WHAT YOU ARE ASKED TO DO
List each line of the data that holds the string "matplotlib", please.

DATASET EXCERPT
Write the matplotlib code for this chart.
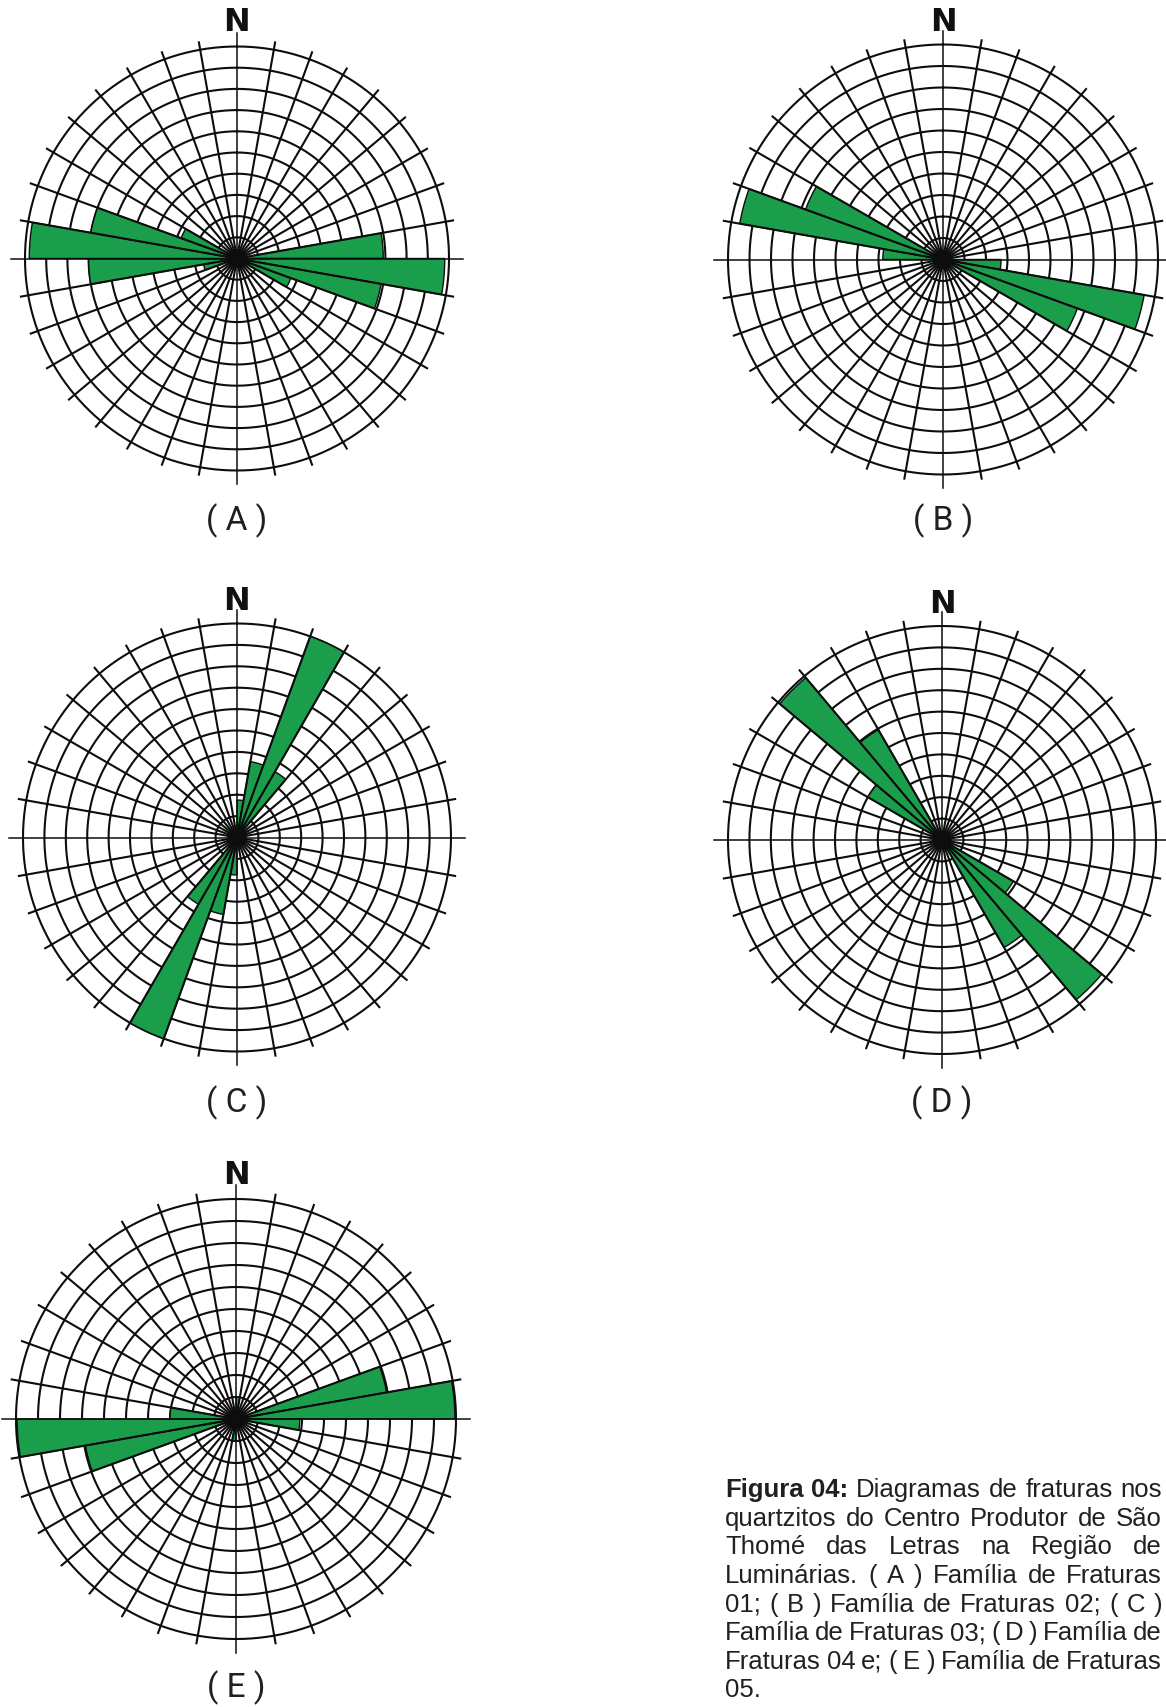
import numpy as np
import matplotlib
matplotlib.use('Agg')
import matplotlib.pyplot as plt

W, H = 1166, 1708
VERDE = '#1b9e4b'

# Diagramas de roseta: início da classe (graus a partir do N, sentido horário, classes de 10°)
# e comprimento da pétala em número de círculos (0-10)
dir_A = [250, 260, 270, 280, 290, 80, 90, 100, 110]
comp_A = [1.6, 7.0, 9.8, 7.0, 2.8, 6.9, 9.8, 6.9, 2.7]

dir_B = [270, 280, 290, 90, 100, 110]
comp_B = [2.8, 9.6, 6.8, 2.7, 9.5, 6.65]

dir_C = [0, 10, 20, 30, 180, 190, 200, 210]
comp_C = [1.75, 3.6, 10.0, 3.55, 1.75, 3.65, 10.0, 3.6]

dir_D = [300, 310, 320, 120, 130, 140]
comp_D = [4.0, 9.9, 5.95, 3.85, 9.75, 5.8]

dir_E = [0, 70, 80, 90, 180, 250, 260, 270]
comp_E = [1.0, 6.95, 9.95, 2.9, 1.0, 6.95, 9.95, 3.0]

rotulos = ['( A )', '( B )', '( C )', '( D )', '( E )']

legenda = [
    'Figura 04: Diagramas de fraturas nos',
    'quartzitos do Centro Produtor de São',
    'Thomé das Letras na Região de',
    'Luminárias. ( A ) Família de Fraturas',
    '01; ( B ) Família de Fraturas 02; ( C )',
    'Família de Fraturas 03; ( D ) Família de',
    'Fraturas 04 e; ( E ) Família de Fraturas',
    '05.',
]

fig = plt.figure(figsize=(W / 100, H / 100), dpi=100)
fig.patch.set_facecolor('white')


def rosa(cx, cy, R, dirs, comps, y_n, y_rot, rot):
    # cx, cy, R em pixels; R = raio do círculo externo (10)
    rmax = 10.7
    h = R * rmax / 10
    ax = fig.add_axes([(cx - h) / W, 1 - (cy + h) / H, 2 * h / W, 2 * h / H],
                      projection='polar')
    ax.set_theta_zero_location('N')
    ax.set_theta_direction(-1)
    ax.set_ylim(0, rmax)
    ax.axis('off')

    t = np.linspace(0, 2 * np.pi, 721)
    for k in range(1, 11):
        ax.plot(t, np.full_like(t, k), color='#0d0d0d', lw=1.5, zorder=1)

    for a in range(0, 360, 10):
        if a % 90 == 0:
            ax.plot([np.radians(a)] * 2, [0, 10.65], color='#0d0d0d', lw=1.1,
                    zorder=3, clip_on=False)
        else:
            ax.plot([np.radians(a)] * 2, [0, 10.35], color='#0d0d0d', lw=1.5,
                    zorder=3, clip_on=False)

    ax.bar(np.radians(np.array(dirs) + 5), comps, width=np.radians(10), bottom=0,
           color=VERDE, edgecolor='#0d0d0d', linewidth=1.0, zorder=2)
    ax.bar(0, 0.45, width=2 * np.pi, bottom=0, color='#0d0d0d', zorder=4)

    fig.text(cx / W, 1 - y_n / H, 'N', ha='center', va='baseline', fontsize=23,
             fontweight='bold', family='DejaVu Sans', color='#111111')
    fig.text(cx / W, 1 - y_rot / H, rot, ha='center', va='baseline', fontsize=24,
             family=['Roboto', 'DejaVu Sans'], color='#231f20')


rosa(237, 259.5, 212, dir_A, comp_A, 31.2, 530.5, rotulos[0])
rosa(943, 260.5, 215, dir_B, comp_B, 31.2, 530.5, rotulos[1])
rosa(237, 838.5, 214, dir_C, comp_C, 610, 1112.5, rotulos[2])
rosa(942, 841, 214, dir_D, comp_D, 613.4, 1112.6, rotulos[3])
rosa(236, 1420, 220, dir_E, comp_E, 1183.7, 1697, rotulos[4])

# legenda justificada
x0, x1 = 725, 1162
base0, passo = 1497.2, 28.6
renderer = fig.canvas.get_renderer()
for i, linha in enumerate(legenda):
    y = 1 - (base0 + i * passo) / H
    palavras = linha.split(' ')
    objs = []
    for j, p in enumerate(palavras):
        peso = 'bold' if (i == 0 and j < 2) else 'normal'
        objs.append(fig.text(x0 / W, y, p, fontsize=18.5, fontweight=peso,
                             family='Liberation Sans', color='#231f20',
                             va='baseline', ha='left'))
    larg = [o.get_window_extent(renderer).width for o in objs]
    if i == len(legenda) - 1 or len(objs) == 1:
        gap = 6
    else:
        gap = (x1 - x0 - sum(larg)) / (len(objs) - 1)
    x = x0
    for o, w in zip(objs, larg):
        o.set_x(x / W)
        x += w + gap

fig.savefig('out.png', dpi=100)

EXERCISE RESULT
Write the matplotlib code for this chart.
import matplotlib
matplotlib.use('Agg')
import matplotlib.pyplot as plt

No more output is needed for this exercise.